### Written request:
Write out, word for word, every line from the first one through the line that holds "Serif', 'Times New", and nothing else; skip the pictures.

----- Task data

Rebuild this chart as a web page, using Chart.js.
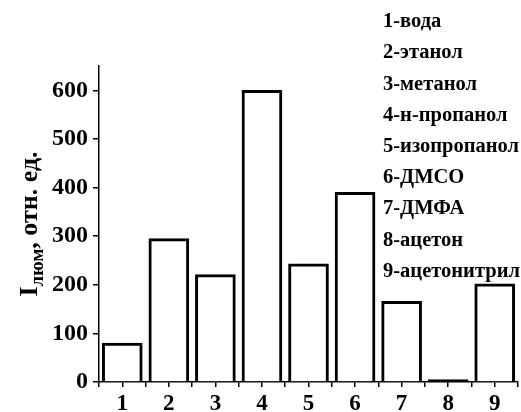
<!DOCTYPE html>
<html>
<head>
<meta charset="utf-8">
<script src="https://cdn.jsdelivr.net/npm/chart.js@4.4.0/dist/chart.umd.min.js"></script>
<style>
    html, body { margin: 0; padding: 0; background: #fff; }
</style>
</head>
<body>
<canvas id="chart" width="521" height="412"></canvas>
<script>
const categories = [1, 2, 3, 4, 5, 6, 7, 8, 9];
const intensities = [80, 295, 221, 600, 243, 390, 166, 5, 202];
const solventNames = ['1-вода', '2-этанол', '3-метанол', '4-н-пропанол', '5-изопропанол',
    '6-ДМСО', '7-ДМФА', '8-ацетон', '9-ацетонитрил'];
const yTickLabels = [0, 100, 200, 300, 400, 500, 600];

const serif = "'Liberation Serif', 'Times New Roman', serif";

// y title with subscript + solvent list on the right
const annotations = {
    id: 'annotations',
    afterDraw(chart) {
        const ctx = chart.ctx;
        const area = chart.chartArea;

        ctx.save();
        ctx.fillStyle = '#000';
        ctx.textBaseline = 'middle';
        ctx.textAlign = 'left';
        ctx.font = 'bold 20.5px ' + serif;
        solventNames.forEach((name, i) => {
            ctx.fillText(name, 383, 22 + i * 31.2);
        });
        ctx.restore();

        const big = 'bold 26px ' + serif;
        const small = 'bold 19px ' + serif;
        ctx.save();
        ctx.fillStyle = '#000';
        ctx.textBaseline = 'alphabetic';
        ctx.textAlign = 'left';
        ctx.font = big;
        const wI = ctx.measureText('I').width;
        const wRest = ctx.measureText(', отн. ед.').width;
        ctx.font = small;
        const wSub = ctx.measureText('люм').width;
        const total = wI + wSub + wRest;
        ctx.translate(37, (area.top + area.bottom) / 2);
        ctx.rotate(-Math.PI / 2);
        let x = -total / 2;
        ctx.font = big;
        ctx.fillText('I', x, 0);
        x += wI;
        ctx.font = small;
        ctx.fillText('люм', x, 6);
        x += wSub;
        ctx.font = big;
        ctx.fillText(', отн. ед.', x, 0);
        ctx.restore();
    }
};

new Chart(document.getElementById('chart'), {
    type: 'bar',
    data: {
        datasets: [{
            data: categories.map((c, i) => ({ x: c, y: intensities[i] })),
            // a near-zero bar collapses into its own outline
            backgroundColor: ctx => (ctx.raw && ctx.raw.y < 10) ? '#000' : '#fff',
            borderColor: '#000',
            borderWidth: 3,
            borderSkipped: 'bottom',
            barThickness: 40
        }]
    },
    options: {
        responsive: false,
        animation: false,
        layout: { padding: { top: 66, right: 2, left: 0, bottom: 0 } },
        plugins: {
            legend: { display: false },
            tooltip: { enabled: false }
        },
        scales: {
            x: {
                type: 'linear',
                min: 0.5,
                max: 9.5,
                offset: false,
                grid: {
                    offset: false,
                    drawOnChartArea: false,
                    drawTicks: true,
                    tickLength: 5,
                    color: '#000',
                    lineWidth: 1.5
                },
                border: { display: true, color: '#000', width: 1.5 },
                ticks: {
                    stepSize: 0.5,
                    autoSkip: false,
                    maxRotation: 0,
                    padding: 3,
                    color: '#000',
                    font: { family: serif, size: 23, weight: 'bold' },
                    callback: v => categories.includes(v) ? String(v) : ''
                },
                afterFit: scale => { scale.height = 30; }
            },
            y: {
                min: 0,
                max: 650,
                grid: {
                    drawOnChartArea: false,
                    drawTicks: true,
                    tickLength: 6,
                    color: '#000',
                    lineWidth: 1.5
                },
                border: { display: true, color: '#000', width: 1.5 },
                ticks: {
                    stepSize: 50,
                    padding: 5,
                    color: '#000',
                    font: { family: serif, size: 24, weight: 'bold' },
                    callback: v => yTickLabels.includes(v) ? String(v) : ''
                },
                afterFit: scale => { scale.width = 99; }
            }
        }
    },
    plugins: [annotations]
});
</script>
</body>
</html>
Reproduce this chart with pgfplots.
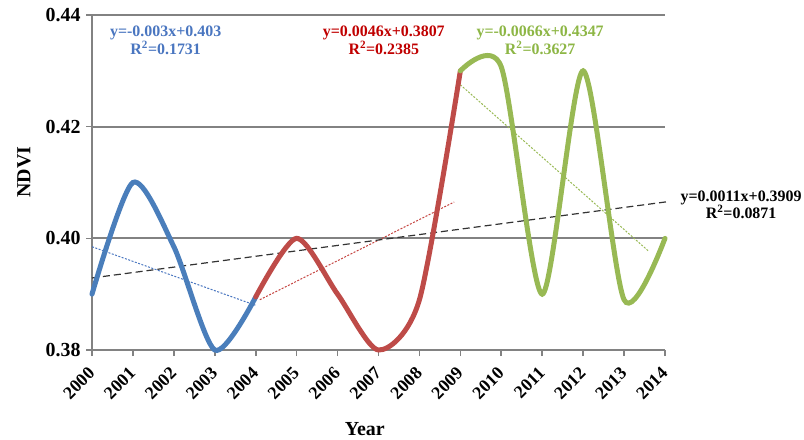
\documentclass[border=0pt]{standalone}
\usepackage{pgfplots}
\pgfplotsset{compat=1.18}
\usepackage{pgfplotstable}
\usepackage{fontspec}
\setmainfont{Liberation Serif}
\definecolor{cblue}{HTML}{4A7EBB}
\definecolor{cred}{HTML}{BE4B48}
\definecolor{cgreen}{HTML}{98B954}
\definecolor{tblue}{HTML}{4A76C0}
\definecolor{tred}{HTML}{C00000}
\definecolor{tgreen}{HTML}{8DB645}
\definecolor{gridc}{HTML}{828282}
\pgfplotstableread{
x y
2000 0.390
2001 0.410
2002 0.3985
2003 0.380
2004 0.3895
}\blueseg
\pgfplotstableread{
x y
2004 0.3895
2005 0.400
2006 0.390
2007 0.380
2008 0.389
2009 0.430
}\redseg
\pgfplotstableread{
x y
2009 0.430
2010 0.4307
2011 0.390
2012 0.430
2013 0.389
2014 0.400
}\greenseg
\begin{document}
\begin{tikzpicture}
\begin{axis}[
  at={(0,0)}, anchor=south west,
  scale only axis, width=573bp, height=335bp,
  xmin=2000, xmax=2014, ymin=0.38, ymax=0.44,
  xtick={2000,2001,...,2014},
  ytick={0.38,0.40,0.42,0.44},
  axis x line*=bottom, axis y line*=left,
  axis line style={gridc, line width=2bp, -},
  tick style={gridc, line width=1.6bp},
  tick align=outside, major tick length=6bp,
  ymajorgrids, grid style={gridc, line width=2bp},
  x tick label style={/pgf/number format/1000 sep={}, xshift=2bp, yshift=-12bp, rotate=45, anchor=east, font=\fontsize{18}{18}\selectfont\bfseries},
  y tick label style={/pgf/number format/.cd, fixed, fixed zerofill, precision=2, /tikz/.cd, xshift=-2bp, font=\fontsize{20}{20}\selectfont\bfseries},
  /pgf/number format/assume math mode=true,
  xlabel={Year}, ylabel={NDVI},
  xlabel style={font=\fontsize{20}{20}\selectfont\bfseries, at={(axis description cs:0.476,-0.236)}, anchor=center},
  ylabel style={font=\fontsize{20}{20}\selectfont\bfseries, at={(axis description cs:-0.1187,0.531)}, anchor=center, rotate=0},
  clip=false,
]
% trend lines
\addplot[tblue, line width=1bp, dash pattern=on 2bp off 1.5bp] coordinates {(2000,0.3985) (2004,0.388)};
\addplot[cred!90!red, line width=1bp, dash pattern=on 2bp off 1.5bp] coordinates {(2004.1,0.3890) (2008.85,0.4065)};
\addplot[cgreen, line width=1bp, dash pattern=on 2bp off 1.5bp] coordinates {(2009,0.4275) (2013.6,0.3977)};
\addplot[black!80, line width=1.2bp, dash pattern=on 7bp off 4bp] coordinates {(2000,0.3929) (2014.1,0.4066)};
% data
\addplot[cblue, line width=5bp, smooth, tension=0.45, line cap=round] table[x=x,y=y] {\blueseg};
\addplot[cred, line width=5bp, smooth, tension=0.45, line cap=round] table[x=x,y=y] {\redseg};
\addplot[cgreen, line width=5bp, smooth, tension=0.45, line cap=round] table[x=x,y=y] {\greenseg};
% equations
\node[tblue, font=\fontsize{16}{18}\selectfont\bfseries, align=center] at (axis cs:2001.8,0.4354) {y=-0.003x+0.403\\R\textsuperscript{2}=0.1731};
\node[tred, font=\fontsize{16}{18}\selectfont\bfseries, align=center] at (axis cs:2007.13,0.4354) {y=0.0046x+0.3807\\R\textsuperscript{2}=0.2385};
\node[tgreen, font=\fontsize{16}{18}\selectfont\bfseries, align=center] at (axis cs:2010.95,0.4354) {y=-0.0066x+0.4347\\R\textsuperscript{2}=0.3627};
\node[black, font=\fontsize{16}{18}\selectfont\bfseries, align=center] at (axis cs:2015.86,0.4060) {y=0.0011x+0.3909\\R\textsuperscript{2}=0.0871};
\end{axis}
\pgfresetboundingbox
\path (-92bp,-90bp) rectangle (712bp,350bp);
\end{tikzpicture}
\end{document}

----------

### Answer to this exercise:
Rebuild this chart as a web page, using Chart.js.
<!DOCTYPE html>
<html>
<head>
<meta charset="utf-8">
<script src="https://cdn.jsdelivr.net/npm/chart.js@4.4.0/dist/chart.umd.min.js"></script>
<style>
    html, body { margin: 0; padding: 0; background: #fff; }
</style>
</head>
<body>
<canvas id="chart" width="521" height="412"></canvas>
<script>
const categories = [1, 2, 3, 4, 5, 6, 7, 8, 9];
const intensities = [80, 295, 221, 600, 243, 390, 166, 5, 202];
const solventNames = ['1-вода', '2-этанол', '3-метанол', '4-н-пропанол', '5-изопропанол',
    '6-ДМСО', '7-ДМФА', '8-ацетон', '9-ацетонитрил'];
const yTickLabels = [0, 100, 200, 300, 400, 500, 600];

const serif = "'Liberation Serif', 'Times New Roman', serif";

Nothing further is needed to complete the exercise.